FATIMA introduces new technologies as tools and services to assist in farm nutrient and irrigation water management, offering the information to a wide range of stakeholders at their required space-time resolution in non-academic, non-technical, easy-to-use and intuitive form that encourages participation.

FATIMA provides a synergy of mutually supportive innovative farm management solutions (based on new technology and/or crop management practices and/or cropping systems) and innovative policy frameworks, which have been shown to help farmers increase nutrient and water efficiency and improve soil quality while increasing farm profitability and reducing environmental impact. Applied on a large scale (for which our broad representative sample of demonstration cases in 7 countries, with all main EU crops, will be the basis), they provide the tools and roadmap for the intensive farm sector to reorient itself and achieve the necessary paradigm shift towards a truly sustainable agriculture.

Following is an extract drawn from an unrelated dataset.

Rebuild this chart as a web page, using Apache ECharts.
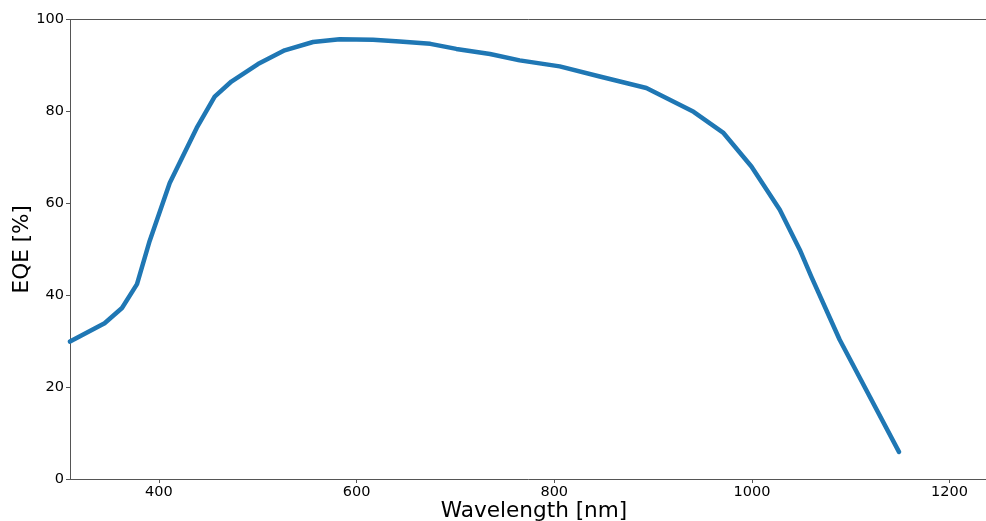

Working directly with key users and the relevant government organisations, including active stakeholder participation and gender mainstreaming, increases the chances for successful implementation in policy and practice.

Use of the information and knowledge generated by the project will be to some extent for further research, but mainly for exploitation. The core exploitable project result is the System of Participatory Information, Decision support, and Expert knowledge for irrigation and River basin water management (SPIDER) and its Italian counterpart Irrisat, and the FATIMA services provided around them. These are essentially irrigation and fertilization scheduling services, providing weekly maps of predicted crop water requirements and maps of nutrient requirements over the growing season (in forecasting and nowcasting mode).

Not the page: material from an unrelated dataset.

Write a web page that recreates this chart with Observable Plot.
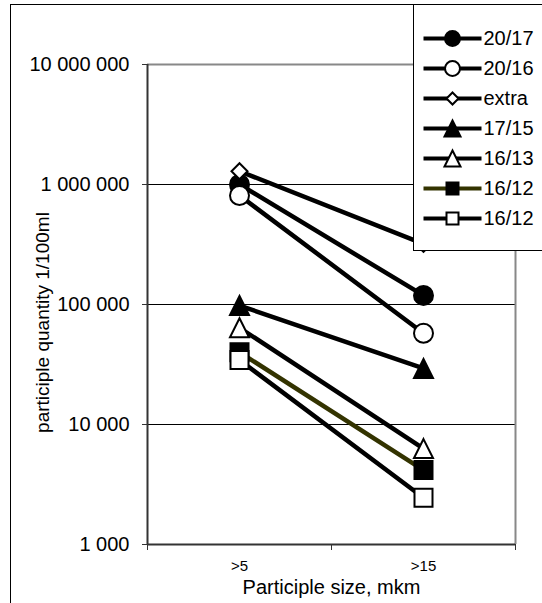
<!DOCTYPE html>
<html>
<head>
<meta charset="utf-8">
<script src="https://cdn.jsdelivr.net/npm/d3@7"></script>
<script src="https://cdn.jsdelivr.net/npm/@observablehq/plot@0.6"></script>
<style>
  html, body { margin: 0; padding: 0; background: #fff; overflow: hidden; }
  #wrap { position: relative; width: 542px; height: 603px; overflow: hidden; }
  #frame { position: absolute; left: 10px; top: 4px; width: 700px; height: 800px; border: 1px solid #000; pointer-events: none; }
  #chart { position: absolute; left: 0; top: 0; }
  #legend { position: absolute; left: 413px; top: 4px; width: 200px; height: 245px; border: 1px solid #000; background: #fff; }
  svg { font-family: "Liberation Sans", Arial, sans-serif; }
</style>
</head>
<body>
<div id="wrap">
  <div id="frame"></div>
  <div id="chart"></div>
  <div id="legend"></div>
</div>
<script>
// ---- data ----
const categories = [">5", ">15"];
const seriesNames = ["20/17", "20/16", "extra", "17/15", "16/13", "16/12", "16/12"];
const countsAbove5 = [1000000, 810000, 1290000, 98000, 64000, 40000, 34500];
const countsAbove15 = [119000, 57600, 320000, 29300, 6300, 4170, 2450];
const yTicks = [1000, 10000, 100000, 1000000, 10000000];
const gridValues = [10000, 100000, 1000000];

// ---- symbols (Excel-like markers) ----
function half(size) { return Math.sqrt(size / Math.PI); }
const squareSym = { draw(ctx, size) { const r = half(size); ctx.rect(-r, -r, 2 * r, 2 * r); } };
const triangleSym = { draw(ctx, size) { const r = half(size); ctx.moveTo(0, -r); ctx.lineTo(r, r); ctx.lineTo(-r, r); ctx.closePath(); } };
const diamondSym = { draw(ctx, size) { const r = half(size); ctx.moveTo(0, -r); ctx.lineTo(r, 0); ctx.lineTo(0, r); ctx.lineTo(-r, 0); ctx.closePath(); } };

const seriesStyles = [
  { symbol: "circle", fill: "#000", line: "#000", r: 9.5, lr: 7.5 },
  { symbol: "circle", fill: "#fff", line: "#000", r: 9.5, lr: 7.5 },
  { symbol: diamondSym, fill: "#fff", line: "#000", r: 8, lr: 6 },
  { symbol: triangleSym, fill: "#000", line: "#000", r: 9.5, lr: 8 },
  { symbol: triangleSym, fill: "#fff", line: "#000", r: 9.5, lr: 8 },
  { symbol: squareSym, fill: "#000", line: "#333300", r: 9, lr: 6 },
  { symbol: squareSym, fill: "#fff", line: "#000", r: 9, lr: 6 }
];

const rows = seriesNames.flatMap((name, i) =>
  categories.map((c, j) => ({ series: i, cat: j, value: (j === 0 ? countsAbove5 : countsAbove15)[i] }))
);

const fmt = d => d3.format(",")(d).replace(/,/g, " ");

const marks = [
  Plot.ruleY(gridValues, { stroke: "#000", strokeWidth: 1 }),
  Plot.ruleY([1e7], { stroke: "#888", strokeWidth: 2 }),
  Plot.ruleX([2], { stroke: "#888", strokeWidth: 2 }),
  Plot.axisY({ ticks: yTicks, tickFormat: fmt, tickSize: 5, tickPadding: 13, fontSize: 20, stroke: "#333", fill: "#000", label: null }),
  Plot.axisX({ ticks: [0, 1, 2], tickFormat: () => "", tickSize: 6, stroke: "#333", label: null }),
  Plot.axisX({ ticks: [0.5, 1.5], tickFormat: d => categories[Math.round(d - 0.5)], tickSize: 0, tickPadding: 16, fontSize: 15, fill: "#000", label: null }),
  Plot.ruleX([0], { stroke: "#333", strokeWidth: 2 }),
  Plot.ruleY([1000], { stroke: "#333", strokeWidth: 2 }),
  Plot.text(["Participle size, mkm"], { frameAnchor: "bottom", textAnchor: "middle", lineAnchor: "middle", dy: 43, fontSize: 20, fill: "#000" }),
  Plot.text(["participle quantity 1/100ml"], { frameAnchor: "left", textAnchor: "middle", lineAnchor: "middle", rotate: -90, dx: -105, dy: 18, fontSize: 19, fill: "#000" })
];

seriesNames.forEach((name, i) => {
  const st = seriesStyles[i];
  const data = rows.filter(d => d.series === i);
  marks.push(Plot.line(data, { x: d => d.cat + 0.5, y: "value", stroke: st.line, strokeWidth: 4.5 }));
  marks.push(Plot.dot(data, { x: d => d.cat + 0.5, y: "value", symbol: st.symbol, r: st.r, fill: st.fill, stroke: "#000", strokeWidth: 2 }));
});

const chart = Plot.plot({
  width: 542,
  height: 603,
  marginLeft: 147,
  marginRight: 27,
  marginTop: 64,
  marginBottom: 59,
  style: { fontFamily: "Liberation Sans, Arial, sans-serif", fontSize: "20px", background: "transparent", overflow: "visible" },
  x: { type: "linear", domain: [0, 2], label: null },
  y: { type: "log", domain: [1000, 10000000], label: null },
  marks
});
document.getElementById("chart").appendChild(chart);

// ---- legend ----
const legendRows = seriesNames.map((name, i) => ({ name, i }));
const lmarks = [];
legendRows.forEach(d => {
  const st = seriesStyles[d.i];
  lmarks.push(Plot.link([d], { x1: 9, x2: 67, y1: "i", y2: "i", stroke: st.line, strokeWidth: 4 }));
  lmarks.push(Plot.dot([d], { x: 38, y: "i", symbol: st.symbol, r: st.lr, fill: st.fill, stroke: "#000", strokeWidth: 2 }));
});
lmarks.push(Plot.text(legendRows, { x: 69, y: "i", text: "name", textAnchor: "start", fontSize: 20, fill: "#000" }));

const legend = Plot.plot({
  width: 200,
  height: 245,
  margin: 0,
  style: { fontFamily: "Liberation Sans, Arial, sans-serif", fontSize: "20px", background: "transparent" },
  x: { type: "linear", domain: [0, 200], range: [0, 200], axis: null },
  y: { type: "point", domain: d3.range(seriesNames.length), range: [17, 228], axis: null },
  marks: lmarks
});
document.getElementById("legend").appendChild(legend);
</script>
</body>
</html>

The development of the webGIS and the FATIMA Services in each pilot area has been driven by the needs and perceptions of the users. At all project stages, it has been and will be a joint venture of the project team composed of selected key stakeholders, information service providers, and research groups. An operational version has been implemented all pilot areas and a clear roadmap for its sustainable maintenance beyond the project end has been developed all pilot areas. The details of this implementation depend on the local situation and will continue to be worked out jointly on a case-to-case basis.
Some of the tools and services developed in FATIMA have already been put on the market successfully (essentially by UCLM-spinoff AgriSat Iberia and consortium partner Ariespace).